Another important guiding principle that's a part of ruby is the principle of least astonishment. I'm just mentioning it here but I'll talk about why its relevant further down.

On a mechanical level it's important to understand the differences between lambdas and blocks/procs. Here is one source. The important differences are argument checking, and the behavior of return, break and continue. It's important not only to understand how they are different, but that there are things you can do with lambdas that you cannot do with blocks and there are things you can do with blocks that you cannot do with lambdas.

The next thing to understand is what they are.

  • Lambdas are lambdas just like you see in most other languages where anonymous functions exist. It's a closure that you can pass around as a parameter or return and then call. 
  • Blocks are something completely new. They are a syntactic construct, not first class objects. At a superficial level they behave like lambdas (with the restrictions that they can only be the last parameter and so on) and the differences between blocks and lambdas have been described above.
  • Procs is like an object representation of a Block. You use a proc when you'd like to accept a block and then do something funky with it.
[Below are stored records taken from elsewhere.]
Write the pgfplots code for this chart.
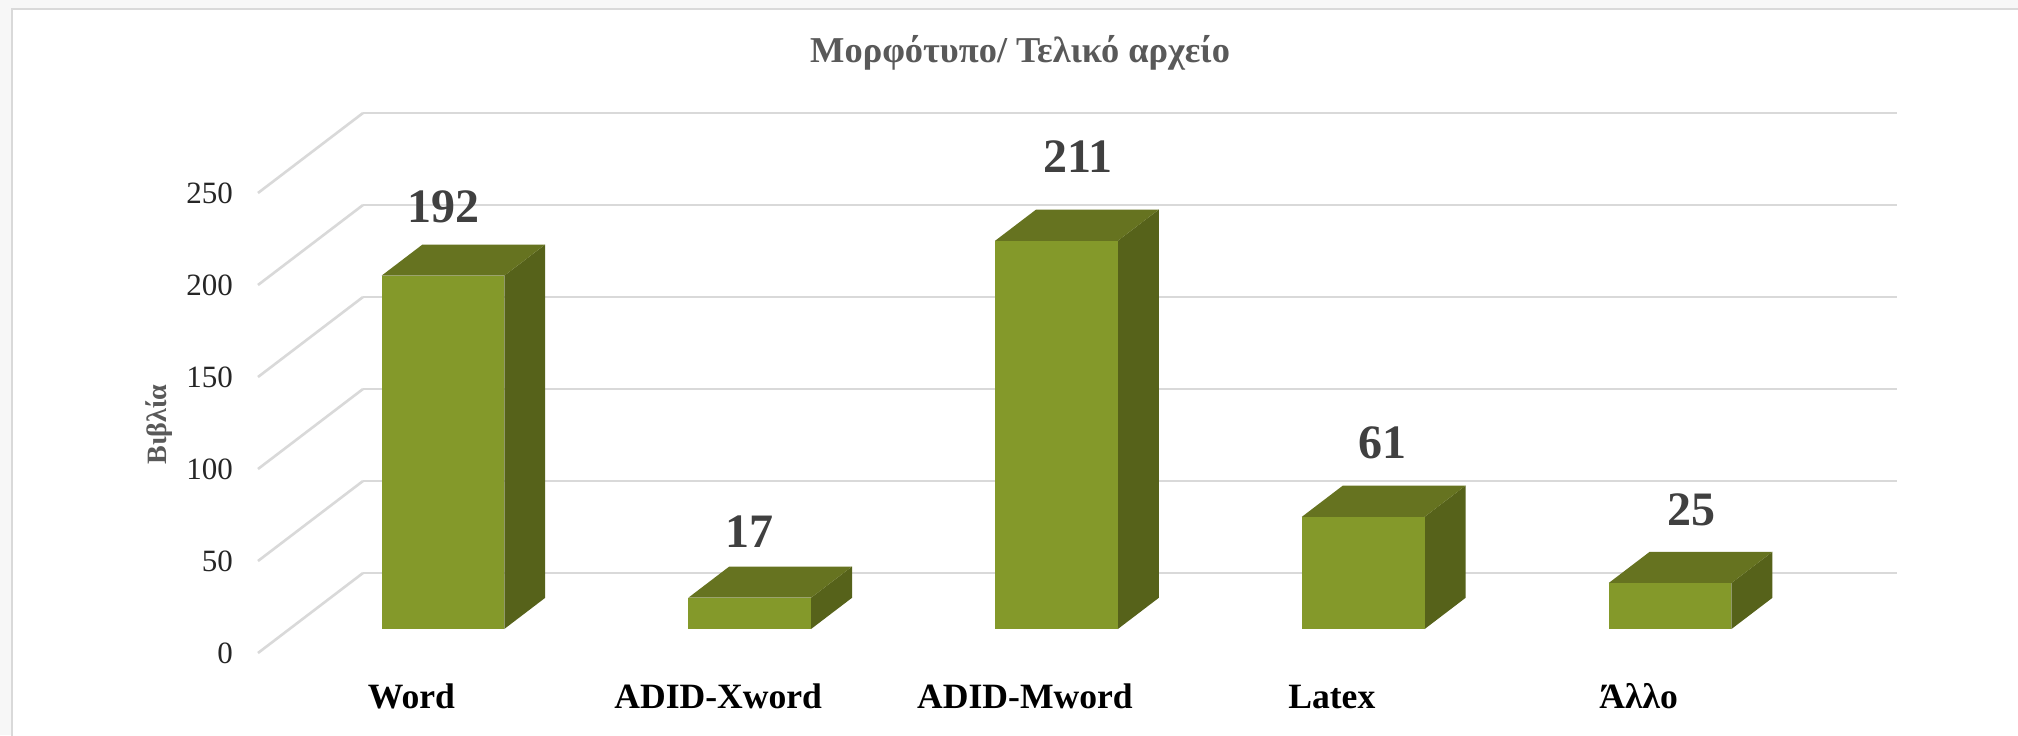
\documentclass[border=0pt]{standalone}
\usepackage{pgfplots}
\pgfplotsset{compat=1.18}
\usepackage{fontspec}
\setmainfont{Liberation Serif}
\definecolor{barfront}{HTML}{84992A}
\definecolor{bartop}{HTML}{667320}
\definecolor{barside}{HTML}{56621A}
\definecolor{gridc}{HTML}{D9D9D9}
\definecolor{labc}{HTML}{404040}
\definecolor{titc}{HTML}{595959}
\begin{document}
\begin{tikzpicture}[x=0.5pt,y=0.5pt]
\path[use as bounding box] (0,0) rectangle (2018,735);
\fill[white] (0,0) rectangle (2018,735);
\fill[black!3] (0,0) rectangle (11,735);
\fill[black!3] (0,727) rectangle (2018,735);
\draw[gridc,line width=1.2pt] (12,-5) -- (12,726) -- (2030,726);
\begin{axis}[
  at={(205.7pt,41pt)},anchor=origin,
  x={(153.4pt,0pt)},y={(52.5pt,40pt)},z={(0pt,0.92pt)},
  xmin=-0.5,xmax=4.5,ymin=0,ymax=1,zmin=0,zmax=250,
  clip=false,
  axis line style={draw=none},
  major tick length=0pt,
  xtick={0,1,2,3,4},
  xticklabels={Word,ADID-Xword,ADID-Mword,Latex,Άλλο},
  ytick=\empty,
  ztick={0,50,100,150,200,250},
  xmajorgrids=false,ymajorgrids=false,zmajorgrids=true,
  major grid style={gridc,line width=1.3pt},
  /pgf/number format/assume math mode=true,
  every x tick label/.append style={anchor=base,yshift=-27.5pt,font=\fontsize{17.8}{20}\selectfont\bfseries,text=black},
  every z tick label/.append style={anchor=east,xshift=-9pt,font=\fontsize{15.5}{18}\selectfont,text=black!85},
  title={Μορφότυπο/ Τελικό αρχείο},
  title style={at={(axis description cs:0.465,1.089)},anchor=center,font=\fontsize{18.2}{20}\selectfont\bfseries,text=titc},
  zlabel={Βιβλία},
  zlabel style={at={(axis description cs:-0.0604,0.423)},anchor=center,rotate=0,font=\fontsize{14}{16}\selectfont\bfseries,text=titc},
]
% Word 192
\addplot3[fill=barside,draw=none] coordinates {(0.2,0.3,0)(0.2,0.69,0)(0.2,0.69,192)(0.2,0.3,192)} -- cycle;
\addplot3[fill=bartop,draw=none] coordinates {(-0.2,0.3,192)(0.2,0.3,192)(0.2,0.69,192)(-0.2,0.69,192)} -- cycle;
\addplot3[fill=barfront,draw=none] coordinates {(-0.2,0.3,0)(0.2,0.3,0)(0.2,0.3,192)(-0.2,0.3,192)} -- cycle;
% ADID-Xword 17
\addplot3[fill=barside,draw=none] coordinates {(1.2,0.3,0)(1.2,0.69,0)(1.2,0.69,17)(1.2,0.3,17)} -- cycle;
\addplot3[fill=bartop,draw=none] coordinates {(0.8,0.3,17)(1.2,0.3,17)(1.2,0.69,17)(0.8,0.69,17)} -- cycle;
\addplot3[fill=barfront,draw=none] coordinates {(0.8,0.3,0)(1.2,0.3,0)(1.2,0.3,17)(0.8,0.3,17)} -- cycle;
% ADID-Mword 211
\addplot3[fill=barside,draw=none] coordinates {(2.2,0.3,0)(2.2,0.69,0)(2.2,0.69,211)(2.2,0.3,211)} -- cycle;
\addplot3[fill=bartop,draw=none] coordinates {(1.8,0.3,211)(2.2,0.3,211)(2.2,0.69,211)(1.8,0.69,211)} -- cycle;
\addplot3[fill=barfront,draw=none] coordinates {(1.8,0.3,0)(2.2,0.3,0)(2.2,0.3,211)(1.8,0.3,211)} -- cycle;
% Latex 61
\addplot3[fill=barside,draw=none] coordinates {(3.2,0.3,0)(3.2,0.69,0)(3.2,0.69,61)(3.2,0.3,61)} -- cycle;
\addplot3[fill=bartop,draw=none] coordinates {(2.8,0.3,61)(3.2,0.3,61)(3.2,0.69,61)(2.8,0.69,61)} -- cycle;
\addplot3[fill=barfront,draw=none] coordinates {(2.8,0.3,0)(3.2,0.3,0)(3.2,0.3,61)(2.8,0.3,61)} -- cycle;
% Allo 25
\addplot3[fill=barside,draw=none] coordinates {(4.2,0.3,0)(4.2,0.69,0)(4.2,0.69,25)(4.2,0.3,25)} -- cycle;
\addplot3[fill=bartop,draw=none] coordinates {(3.8,0.3,25)(4.2,0.3,25)(4.2,0.69,25)(3.8,0.69,25)} -- cycle;
\addplot3[fill=barfront,draw=none] coordinates {(3.8,0.3,0)(4.2,0.3,0)(4.2,0.3,25)(3.8,0.3,25)} -- cycle;
% value labels
\addplot3[draw=none,mark=none,point meta=explicit symbolic,nodes near coords,
  every node near coord/.append style={anchor=center,font=\fontsize{24}{28}\selectfont\bfseries,text=labc}]
 coordinates {(0.003,0.3,229.3)[192] (1.0,0.3,52.7)[17] (2.07,0.3,257)[211] (3.062,0.3,101)[61] (4.07,0.3,64.7)[25]};
\end{axis}
\end{tikzpicture}
\end{document}
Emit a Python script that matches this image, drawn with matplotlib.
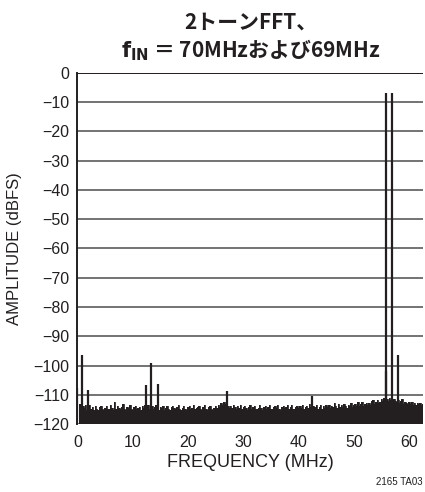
import numpy as np
import matplotlib
matplotlib.use("Agg")
import matplotlib.pyplot as plt

plt.rcParams['font.family'] = ['Liberation Sans Narrow', 'Liberation Sans', 'DejaVu Sans']
plt.rcParams['mathtext.fontset'] = 'custom'
plt.rcParams['mathtext.bf'] = 'Liberation Sans Narrow:bold'
plt.rcParams['mathtext.rm'] = 'Liberation Sans Narrow'

# ---------------- data ----------------
# noise floor, one value every 0.25 MHz from 0.25 to 62.5 MHz
noise_db = [
    -114.5, -113.2, -115.0, -113.8, -114.6, -113.5, -115.2, -114.0, -113.6, -114.8,
    -114.2, -115.1, -113.9, -114.7, -115.3, -114.1, -113.7, -114.9, -115.2, -114.4,
    -113.9, -114.8, -115.0, -113.4, -114.6, -115.1, -112.6, -114.9, -113.8, -114.5,
    -115.0, -114.2, -113.2, -114.7, -115.2, -114.0, -114.6, -113.6, -114.9, -115.1,
    -114.3, -113.8, -115.0, -114.5, -114.1, -115.2, -113.9, -114.6, -113.5, -114.4,
    -113.6, -114.8, -114.2, -113.9, -115.0, -114.3, -113.4, -114.7, -115.1, -114.0,
    -114.6, -113.7, -115.2, -114.4, -113.9, -114.9, -115.3, -114.1, -113.8, -114.6,
    -115.0, -114.3, -113.6, -114.8, -115.2, -114.5, -113.9, -114.7, -115.1, -114.2,
    -113.8, -114.9, -114.4, -113.5, -115.0, -114.6, -114.0, -113.7, -114.8, -115.2,
    -114.3, -113.6, -114.9, -115.1, -114.2, -113.9, -114.7, -115.3, -114.5, -113.8,
    -114.6, -113.4, -114.1, -112.9, -113.6, -112.4, -113.3, -114.2, -113.7, -114.5,
    -113.9, -114.6, -113.5, -114.3, -115.0, -113.8, -114.4, -113.6, -114.9, -114.1,
    -113.7, -114.5, -115.1, -114.0, -113.6, -114.7, -114.2, -113.9, -114.8, -115.0,
    -114.4, -113.5, -114.6, -115.2, -114.1, -113.8, -114.9, -114.3, -113.6, -114.7,
    -115.0, -114.2, -113.7, -114.5, -113.4, -114.8, -115.1, -114.0, -113.9, -114.6,
    -114.3, -113.6, -114.9, -114.1, -113.5, -114.7, -115.0, -114.2, -113.8, -114.5,
    -113.9, -114.6, -113.4, -114.8, -114.0, -113.7, -114.5, -113.2, -114.1, -114.6,
    -113.8, -114.3, -113.5, -114.9, -114.2, -113.6, -114.7, -113.9, -114.4, -113.5,
    -114.1, -113.4, -114.6, -113.8, -114.2, -112.8, -113.9, -114.5, -113.3, -114.0,
    -113.6, -114.3, -113.1, -113.9, -114.5, -113.4, -113.8, -112.9, -114.1, -113.5,
    -113.2, -113.9, -112.6, -113.7, -113.3, -112.4, -113.8, -113.1, -112.7, -113.5,
    -112.9, -113.4, -112.2, -111.6, -113.0, -112.5, -111.9, -112.8, -112.3, -111.4,
    -112.0, -111.2, -110.8, -111.5, -112.1, -111.0, -111.7, -112.4, -111.3, -112.0,
    -112.6, -111.8, -112.9, -112.2, -111.5, -113.0, -112.4, -112.7, -113.2, -112.5,
    -113.1, -112.6, -113.4, -112.8, -113.5, -112.9, -113.3, -112.7, -113.6, -113.0,
]
noise_freq = np.arange(1, len(noise_db) + 1) * 0.25

# spurs
spur_freq = [0.0, 0.9, 1.9, 12.4, 13.3, 14.5, 27.0, 42.4, 55.75, 57.95]
spur_db = [-107.5, -96.5, -108.5, -106.8, -99.0, -106.3, -108.7, -110.3, -102.0, -96.5]

# the two tones
tone_freq = [55.9, 57.0]
tone_db = [-7.0, -7.0]

yticks = list(range(0, -130, -10))
xticks = [0, 10, 20, 30, 40, 50, 60]
ink = '#231f20'
grid_c = '#4d4d4d'

# ---------------- figure ----------------
fig = plt.figure(figsize=(4.25, 4.92), dpi=100)
ax = fig.add_axes([0.182, 0.138, 0.813, 0.714])

for y in yticks:
    ax.axhline(y, color=grid_c, lw=1.1, zorder=1)
ax.axhline(0, color=ink, lw=1.4, zorder=1)

ax.fill_between(noise_freq, -120, noise_db, step='mid', color=ink, lw=0, zorder=2)
ax.step(noise_freq, noise_db, where='mid', color=ink, lw=0.6, zorder=2)
ax.vlines(spur_freq, -120, spur_db, color=ink, lw=1.6, zorder=3)
ax.vlines(tone_freq, -120, tone_db, color=ink, lw=1.6, zorder=3)

ax.set_xlim(0, 62.5)
ax.set_ylim(-120, 0)
ax.set_yticks(yticks)
ax.set_yticklabels(['0' if t == 0 else '\u2212%d' % -t for t in yticks])
ax.set_xticks(xticks)
ax.tick_params(length=0, labelsize=11.5, colors=ink)
ax.tick_params(axis='y', pad=6)
ax.tick_params(axis='x', pad=8)

for s in ['top', 'right', 'bottom']:
    ax.spines[s].set_visible(False)
ax.spines['left'].set_color(ink)
ax.spines['left'].set_linewidth(1.4)

ax.set_xlabel('FREQUENCY (MHz)', fontsize=13, color=ink, labelpad=3)
ax.set_ylabel('AMPLITUDE (dBFS)', fontsize=12, color=ink)
ax.yaxis.set_label_coords(-0.16, 0.5)

title_font = ['Noto Sans CJK JP', 'DejaVu Sans']
fig.text(0.59, 0.955, '2トーンFFT、', ha='center', va='center', fontsize=15,
         fontweight='bold', family=title_font, color=ink)
fig.text(0.59, 0.898, r'$\mathbf{f_{IN}}$ ＝ 70MHzおよび69MHz', ha='center', va='center',
         fontsize=15, fontweight='bold', family=title_font, color=ink)

fig.text(0.995, 0.02, '2165 TA03', ha='right', va='center', fontsize=7, color=ink)

fig.savefig('out.png', dpi=100)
The real decision api wise that you must make is whether you want to accept a lambda or accept a block. Procs are what you get when you peek under the hood and decide that you really need to something a little more unusual.
People who are used to lambdas find blocks and procs inelegant and confusing. Inelegant because there already is a mechanism to pass closures around. Confusing because it has unusual semantics. Once you have internalized what they are and what they can do differently, it's easy to see that these differences at times make certain things possible that would not have been possible otherwise. 

But let's talk about this being confusing and the principle of least surprise. The reason that this seems confusing is because it's not how closures in other languages behave. But the principle of least surprise has never been about compatibility with concepts from other languages. All that the POLA says is that once you understand how something works and how to think about it, apis will ideally behave in a non-surprising manner. It does not imply that you will not have to learn how ruby works. What it DOES imply though is that there is a conceptual model that can be used to understand blocks that is different from the conceptual model people use for lambdas. One where the behavior of return in blocks is not confusing at all.

The way to think about blocks is that the code inside a block belongs to the function in which it is defined, and hence the semantics of the code internally should behave exactly as it would if it were outside the block. A block is not a function that you are passing in ... that's a detail of how it's implemented. A block is a chunk of code that is from your function that executes when the method you call chooses to activate it. And since its a chunk of code from your function, the return statement continues to behave the way it would behave if it were not inside the block. Code inside the block should not be thought of as special from code outside. It just happens to run at a time that's not of your choosing. it's a different mental model.
Continue and break are special keywords for code inside a block that break out of the block and break out of the function that took the block respectively. This makes them consistent with loops. Since blocks are often used as iterators, break and continue behave just the same inside iterators and regular loops.